CPU Usage. Performance bottlenecks, inefficient code, or resource contention are an indication of high CPU consumption. Once monitored, teams can ensure it does not peak to help optimize workloads, balance processing power, and scale infrastructure dynamically.
Proactive management prevents system slowdowns, ensuring applications meet performance demands in cloud-native and edge environments with fluctuating workloads.
Memory Utilization. Tracking RAM usage identifies memory leaks, excessive allocation, or insufficient resources. High memory consumption risks crashes or slowdowns, especially in multi-tenant systems. By analyzing trends, teams optimize code, adjust configurations, or scale resources, maintaining stability for memory-intensive applications like databases or AI-driven services.
Disk I/O. Disk read/write speeds impact storage-heavy apps (e.g., databases). Slow I/O causes delays in data retrieval or transactions. Oversight guarantees effective processing identifies storage system bottlenecks and directs enhancements such as SSDs, caching, or query adjustments. Essential for workloads sensitive to latency in hybrid cloud or edge environments.
Network Latency. Hiccups in data transmission diminish user satisfaction, especially in real-time or distributed applications (e.g., IoT, video streaming). Tracking latency identifies congestion, routing issues, or bandwidth restrictions.
Addressing these ensures seamless connectivity, vital for edge computing and global cloud services where milliseconds impact reliability and user satisfaction.
Application-Level Metrics
Monitor response time, throughput, error rates, and request queues to optimize code efficiency and user-facing performance, ensuring seamless operation under dynamic traffic.
Response Time. This metric tracks how quickly an application responds to user requests. Lower values indicate faster performance, which is critical for user satisfaction. Oversight guarantees adherence to SLAs, especially for real-time applications (such as eCommerce and streaming) where latency affects user engagement.
Throughput. Throughput measures transactions or requests processed per second, reflecting system capacity. High throughput denotes efficient resource use and scalability. Monitoring helps assess load-handling capabilities during traffic spikes.
Optimizing throughput via code refinements or infrastructure scaling is vital for high-demand services (e.g., APIs, payment gateways) to maintain responsiveness.

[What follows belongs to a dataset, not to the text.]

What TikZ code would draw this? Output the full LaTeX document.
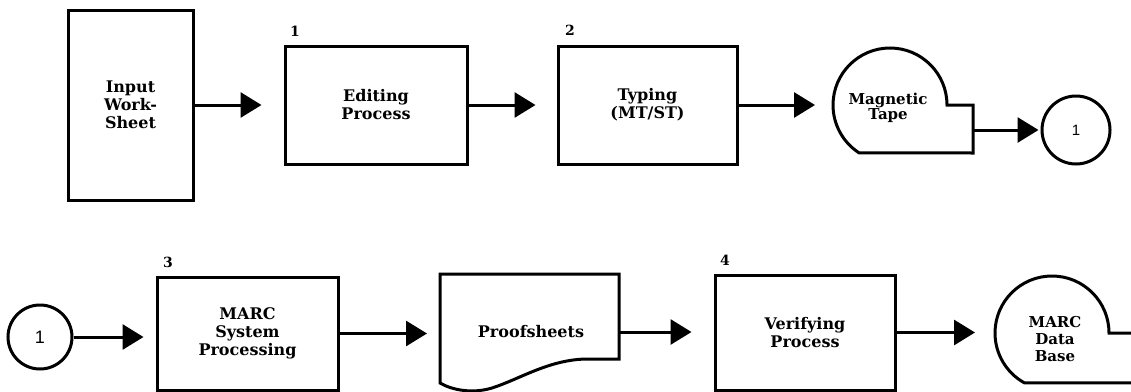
\documentclass[tikz,border=0pt]{standalone}
\usepackage{fontspec}
\setmainfont{DejaVu Serif}
\newfontfamily\numfont{Liberation Sans}
\usetikzlibrary{arrows.meta}
\begin{document}
\begin{tikzpicture}[x=1pt,y=-1pt,line width=3pt,
  lbl/.style={align=center,inner sep=0pt,font=\bfseries\fontsize{16}{18}\selectfont},
  box/.style={draw,rectangle,inner sep=0pt,align=center,font=\bfseries\fontsize{16}{18}\selectfont},
  conn/.style={draw,circle,inner sep=0pt,font=\numfont\fontsize{15}{15}\selectfont},
  num/.style={inner sep=0pt,font=\bfseries\fontsize{14}{14}\selectfont},
  arr/.style={-{Triangle[length=21pt,width=25pt]}}]
\clip (0,0) rectangle (1131,391);
\fill[white] (0,0) rectangle (1131,391);
% row 1
\node[box,minimum width=125pt,minimum height=190pt] (input) at (130.5,105) {Input\\Work-\\Sheet};
\node[box,minimum width=182pt,minimum height=118pt] (edit) at (376,105) {Editing\\Process};
\node[box,minimum width=179pt,minimum height=118pt] (typing) at (647.5,105) {Typing\\(MT/ST)};
\node[lbl,font=\bfseries\fontsize{15}{15}\selectfont] (tape) at (888,108) {Magnetic\\Tape};
\draw (947,105) arc[start angle=0,end angle=237,radius=57pt] -- (973,153) -- (973,105) -- cycle;
\coordinate (tapeL) at (833,105);
\coordinate (tapeR) at (973,130);
\node[conn,minimum size=68pt] (c1) at (1076,130) {1};
\node[num] (n1) at (295,31) {1};
\node[num] (n2) at (570,30) {2};
\draw[arr,shorten >=22pt] (input.east) -- (input.east -| edit.west);
\draw[arr,shorten >=21pt] (edit.east) -- (edit.east -| typing.west);
\draw[arr,shorten >=18pt] (typing.east) -- (tapeL);
\draw[arr,shorten >=2pt] (tapeR) -- (c1.west);
% row 2
\node[conn,minimum size=64pt,font=\numfont\fontsize{18}{18}\selectfont] (c2) at (40,337) {1};
\node[box,minimum width=181pt,minimum height=113pt] (marc) at (247.5,333.5) {MARC\\System\\Processing};
\node[lbl] (proof) at (531,332) {Proofsheets};
\draw (440,274) -- (619,274) -- (619,359) -- (588,359)
  .. controls (550,359) and (520,379) .. (492,388)
  .. controls (472,394) and (452,390) .. (440,383) -- cycle;
\coordinate (proofL) at (440,332);
\coordinate (proofR) at (619,332);
\node[box,minimum width=180pt,minimum height=115pt] (verify) at (805,332.5) {Verifying\\Process};
\node[lbl,font=\bfseries\fontsize{15}{17}\selectfont] (db) at (1055,339) {MARC\\Data\\Base};
\draw (1140,333) -- (1109,333) arc[start angle=0,end angle=241,radius=57pt] -- (1140,383);
\coordinate (dbL) at (995,333);
\node[num] (n3) at (168,262) {3};
\node[num] (n4) at (725,260) {4};
\draw[arr,shorten >=12pt] (c2.east) -- (c2.east -| marc.west);
\draw[arr,shorten >=13pt] (marc.east) -- (marc.east -| proofL);
\draw[arr,shorten >=22pt] (proofR) -- (proofR -| verify.west);
\draw[arr,shorten >=20pt] (verify.east) -- (verify.east -| dbL);
\end{tikzpicture}
\end{document}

Error Rate. Error rate measures unsuccessful requests caused by coding errors, infrastructure problems, or configuration mistakes. High rates undermine user trust and adherence. Monitoring errors allows for swift root-cause identification and resolution, ensuring dependability for essential systems (e.g., healthcare applications and financial services). Focusing on high-severity errors reduces downtime and reputation risks.
Request Queues. Request queues monitor pending tasks awaiting processing. Extended queues suggest overwhelmed systems or inefficiencies, potentially leading to timeouts or reduced performance.
Managing it through load balancing, autoscaling, or optimizing code avoids cascading failures. Essential for microservices and distributed systems (such as IoT, edge computing) where latency has a direct effect on operational continuity.
End-User Experience Metrics
Gauge page load times, Apdex scores, FID, and bounce rates to align technical performance with user satisfaction, retention, and engagement.
Page Load Time. Page load time measures how quickly web content becomes interactive, directly impacting user retention. Slow loads frustrate users, increasing bounce rates. Optimizing assets (e.g., images, scripts) and leveraging caching/CDNs ensures faster rendering. Critical for SEO and conversion rates, as delays of just 2+ seconds can drive 90 percent of mobile users to abandon sites.
Apdex Score (Application Performance Index). Apdex evaluates user satisfaction by categorizing response times as "satisfied" (below threshold T), "tolerating" (up to 4T), or "frustrated." Scores range from 0 to 1, with higher values indicating enhanced performance. For example, a score of 0.775 represents 77.5 percent satisfaction, aiding in refining services to meet SLAs and reduce user attrition.
First Input Delay (FID). FID measures the latency between a user’s first interaction (click, tap) and the app’s response. High delays (>100ms) frustrate users, harming engagement. Optimizing JavaScript execution, reducing main-thread blocking, and prioritizing critical tasks ensure snappy interfaces, vital for interactive apps like dashboards or gaming platforms where responsiveness defines perceived performance.
Session duration tracks the time users engage, while bounce rate evaluates exits without any interaction. High bounce rates (more than 50 percent) or short sessions usually suggest slow loading times, broken functionalities, or irrelevant content.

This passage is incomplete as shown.